Walking Away from Our Heritage?
How did a Walmart end up across the road from the Victorian farmhouse where I grew up? Because my family and I walked away from our heritage.
My great-grandparents came to Wisconsin from Germany around 1870. First, they bought 20 acres of swamp land. Then somehow, they managed to acquire an excellent farm not far from town with barns and a house already built. When there was the opportunity, they added neighboring farms. More barns were built, purebred Holsteins grazed in the pastures. There were fields of grain, corn, gardens, woods, sheep, pigs, chickens. Work horses, retired by the time I was in grade school, were kept and fed in a remote barn, running free. The farm became my grandfather’s responsibility around 1910, then in the 1940s my father, an only child, was expected to carry on. He did, trying to forge a more up-to-date dairy farm, sometimes in conflict with my grandfather’s interest in a diversified operation.
So, in 1961 my dad sold his part of the farm and the cows and left Wisconsin to try his hand at dairying the modern way in Arizona. I think now this was his mid-life crisis, his way to assert himself, thinking that he would never have his own way with my grandfather in charge. Two years later my grandfather was dead. The situation my father had fled turned out to be transitory, but his response to it had permanent consequences.

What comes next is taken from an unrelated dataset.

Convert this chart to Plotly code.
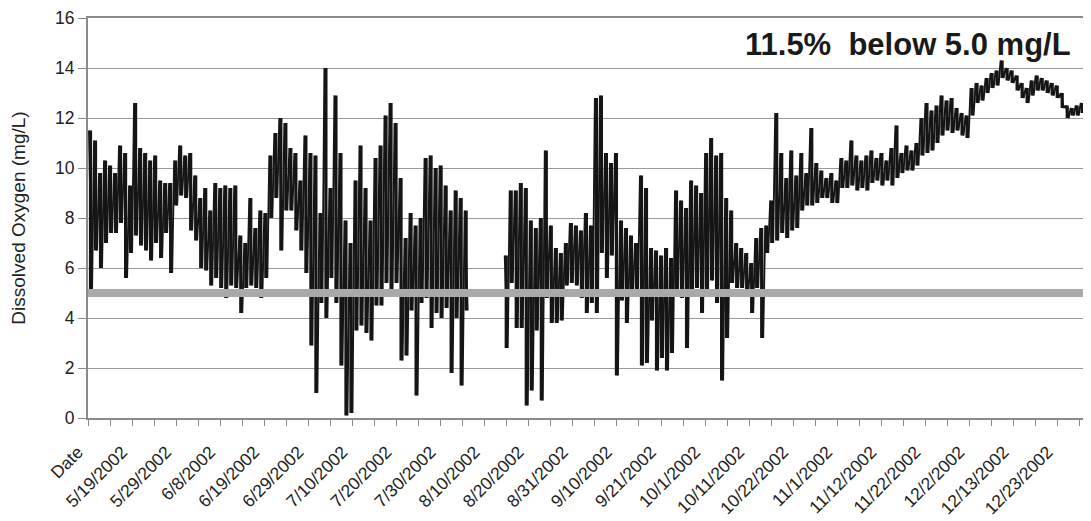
import plotly.graph_objects as go

# Category-axis labels (one every two tick marks, Excel-style)
x_labels = ["Date", "5/19/2002", "5/29/2002", "6/8/2002", "6/19/2002", "6/29/2002",
            "7/10/2002", "7/20/2002", "7/30/2002", "8/10/2002", "8/20/2002",
            "8/31/2002", "9/10/2002", "9/21/2002", "10/1/2002", "10/11/2002",
            "10/22/2002", "11/1/2002", "11/12/2002", "11/22/2002", "12/2/2002",
            "12/13/2002", "12/23/2002"]

# Dissolved oxygen (mg/L): high / low envelope of the record for each
# successive slice of the time series (None = no data, logger gap)
do_high = [11.5, 11.1, 9.8, 10.3, 10.1, 9.8, 10.9, 10.6, 9.3, 12.6,
           10.8, 10.6, 10.3, 10.5, 9.5, 9.4, 9.4, 10.3, 10.9, 10.5,
           10.6, 9.7, 8.8, 9.2, 8.3, 9.4, 9.2, 9.3, 9.2, 9.3,
           7.3, 7.0, 8.8, 7.6, 8.3, 8.2, 10.5, 11.4, 12.0, 11.8,
           10.8, 10.6, 9.5, 11.3, 10.6, 10.5, 8.2, 14.0, 9.2, 12.9,
           10.6, 7.9, 7.0, 9.5, 10.9, 9.2, 7.9, 10.4, 10.9, 12.1,
           12.6, 11.8, 9.6, 7.2, 8.2, 7.7, 8.0, 10.4, 10.5, 10.0,
           10.1, 9.3, 8.3, 9.1, 8.8, 8.3, None, None, None, None,
           None, None, None, 6.5, 9.1, 9.1, 9.4, 9.2, 7.9, 7.6,
           8.0, 10.7, 7.7, 6.8, 6.6, 7.0, 7.8, 7.7, 7.5, 8.2,
           7.7, 12.8, 12.9, 10.6, 10.2, 10.6, 7.9, 7.6, 7.3, 7.0,
           9.7, 9.2, 6.8, 6.7, 6.5, 6.8, 6.4, 9.1, 8.7, 8.4,
           9.5, 9.3, 9.0, 10.6, 11.2, 10.5, 10.6, 8.8, 8.3, 7.0,
           6.8, 6.6, 6.2, 7.2, 7.6, 7.7, 8.7, 12.2, 10.6, 9.6,
           10.7, 9.7, 10.6, 9.8, 11.6, 10.2, 9.9, 9.6, 9.8, 9.5,
           10.4, 10.3, 11.1, 10.5, 10.3, 10.5, 10.7, 10.4, 10.6, 10.3,
           10.8, 11.7, 10.6, 10.9, 10.7, 11.0, 12.0, 12.6, 12.3, 12.5,
           12.9, 12.7, 12.8, 12.4, 12.2, 12.1, 13.2, 13.4, 13.3, 13.6,
           13.8, 13.9, 14.3, 14.0, 13.9, 13.7, 13.4, 13.2, 13.5, 13.7,
           13.6, 13.5, 13.4, 13.3, 13.0, 12.5, 12.4, 12.5, 12.6, 13.2,
           13.3]
do_low = [5.0, 6.7, 6.0, 7.0, 7.4, 7.4, 7.8, 5.6, 6.6, 7.3,
          6.9, 6.7, 6.3, 7.0, 6.4, 7.4, 5.8, 8.5, 8.9, 8.8,
          7.5, 7.1, 6.0, 5.9, 5.3, 5.6, 5.2, 4.8, 5.3, 5.2,
          4.2, 5.2, 5.3, 5.2, 4.8, 5.6, 8.0, 8.8, 6.7, 8.3,
          8.3, 7.5, 6.7, 5.8, 2.9, 1.0, 4.6, 4.0, 5.6, 4.6,
          2.1, 0.1, 0.2, 3.5, 3.7, 3.4, 3.1, 4.5, 4.5, 5.4,
          5.0, 5.4, 2.3, 2.5, 4.3, 0.9, 4.6, 4.8, 3.6, 4.2,
          4.0, 4.4, 1.8, 4.0, 1.3, 4.3, None, None, None, None,
          None, None, None, 2.8, 5.4, 3.6, 3.6, 0.5, 1.1, 3.5,
          0.7, 4.8, 3.8, 3.8, 3.9, 5.3, 5.4, 5.3, 4.8, 4.2,
          4.6, 4.2, 6.6, 5.6, 6.5, 1.7, 4.7, 3.8, 5.0, 5.0,
          2.1, 2.2, 3.9, 1.9, 2.4, 1.9, 2.6, 5.1, 4.8, 2.8,
          5.1, 5.2, 4.2, 5.1, 5.5, 4.6, 1.5, 3.2, 5.4, 5.2,
          5.2, 4.9, 4.2, 5.2, 3.2, 6.6, 7.0, 7.1, 7.4, 7.2,
          7.5, 7.6, 8.3, 8.5, 8.5, 8.6, 8.8, 8.8, 8.6, 8.6,
          9.2, 9.2, 9.3, 9.1, 9.2, 9.1, 9.4, 9.5, 9.3, 9.5,
          9.3, 9.6, 9.8, 9.9, 9.9, 10.1, 10.5, 10.6, 10.7, 11.0,
          11.3, 11.5, 11.4, 11.5, 11.3, 11.2, 12.1, 12.6, 12.7, 13.0,
          13.2, 13.3, 13.6, 13.5, 13.4, 13.1, 12.8, 12.6, 12.9, 13.1,
          13.1, 13.0, 12.9, 12.8, 12.4, 12.0, 12.1, 12.1, 12.2, 12.2,
          12.5]

threshold = 5.0
note_text = "11.5%  below 5.0 mg/L"
y_title = "Dissolved Oxygen (mg/L)"

# sampling density of the envelope along the category axis
SLICES_PER_TICK = 4.4
N_TICKS = 46
HALF = 0.5 / SLICES_PER_TICK

# vertical strokes spanning each slice's low..high range
vx, vy = [], []
# zig-zag joining successive readings
zx, zy = [], []
for i, (h, l) in enumerate(zip(do_high, do_low)):
    if h is None:
        zx.append(None)
        zy.append(None)
        continue
    x0 = i / SLICES_PER_TICK
    vx += [x0 + HALF, x0 + HALF, None]
    vy += [l, h, None]
    zx += [x0 + 0.4 * HALF, x0 + 1.6 * HALF]
    zy += [h, l]

x_end = 45.42

tickvals = list(range(N_TICKS))
ticktext = []
for t in tickvals:
    if t % 2 == 0 and t // 2 < len(x_labels):
        ticktext.append(x_labels[t // 2])
    else:
        ticktext.append("")

FONT = "Arial, Liberation Sans, sans-serif"

fig = go.Figure()
fig.add_trace(go.Scatter(x=vx, y=vy, mode="lines",
                         line=dict(color="#151515", width=3.2),
                         hoverinfo="skip", showlegend=False))
fig.add_trace(go.Scatter(x=zx, y=zy, mode="lines",
                         line=dict(color="#151515", width=1.9),
                         hoverinfo="skip", showlegend=False))
fig.add_trace(go.Scatter(x=[0, x_end - 0.05], y=[threshold, threshold], mode="lines",
                         line=dict(color="#a9a9a9", width=8),
                         hoverinfo="skip", showlegend=False))

fig.add_annotation(x=37.2, y=14.95, xref="x", yref="y", text=note_text,
                   showarrow=False, font=dict(family=FONT, size=31, color="#1a1a1a", weight="bold"))

# page body adds an 8px offset, so the figure is sized to the visible window
fig.update_layout(
    width=1083, height=513,
    margin=dict(l=80, r=2, t=10, b=103),
    paper_bgcolor="white", plot_bgcolor="white",
    font=dict(family=FONT, color="#222222"),
)
fig.update_xaxes(range=[0, x_end], tickmode="array", tickvals=tickvals, ticktext=ticktext,
                 tickangle=-45, ticks="outside", ticklen=6, tickcolor="#8a8a8a",
                 tickfont=dict(size=17.5, family=FONT, color="#222222"),
                 showline=True, linecolor="#8a8a8a", linewidth=2, mirror=True,
                 showgrid=False, zeroline=False, ticklabelstandoff=9, ticklabelshift=-10,
                 ticklabeloverflow="allow", automargin=False)
fig.update_yaxes(range=[0, 16], dtick=2, ticks="outside", ticklen=8, tickcolor="#8a8a8a",
                 tickfont=dict(size=17.5, family=FONT, color="#222222"),
                 showline=True, linecolor="#8a8a8a", linewidth=2, mirror=True,
                 showgrid=True, gridcolor="#9a9a9a", gridwidth=1.2, zeroline=False,
                 title=dict(text=y_title, font=dict(size=19, family=FONT, color="#222222"), standoff=24),
                 ticklabeloverflow="allow", automargin=False)

fig.write_html("out.html")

My grandmother struggled to keep the farm going with the help of a long-time hired man. Eventually it became too much, and she was tempted to sell. By that time, I was in my 20s. She called and asked me, “Would you ever want to come back and run the farm?” How could I answer that question—as immature as I was, and as enormous as the prospect seemed to be in comparison with studying, passing tests and trying to graduate from college?
She did sell the farm in 1966. The buyer sold off the fields closest to town for strip mall-type commercial development. Houses are now in the subdivided woods, and a pizza place is where my grandparents’ house used to be. Their house itself was intentionally set on fire as an exercise for the fire department. And yes, the most recent affront to the dreams of the homestead farmers—there’s a Walmart on the acres that used to be the sugar beet field across the road. Meantime, the former center of our little town is bereft of thriving businesses.
Those who sold off the land for unfortunate development have moved on, but the results of their decisions dictate the future, the pattern of all the lives that come after.
Owners are transitory. What they leave behind is more permanent. It can direct the future of the community—for good, or not.
Now with all the ownership changes in Laguna Beach, with all the grand expectations, will we walk away from our heritage and let our future be directed by these new owners’ images of what our town should become?
So far by our conscientious respect for our city, its sea and landscapes, we citizens have protected Laguna Beach from the typical development mistakes that other communities have made. We too are transitory, but our good decisions, in keeping with those who have come before, will mean Laguna will live on as the remarkable, charming and inspiring place we love—for the ages.
Ann Christoph is a landscape architect and former City Council member.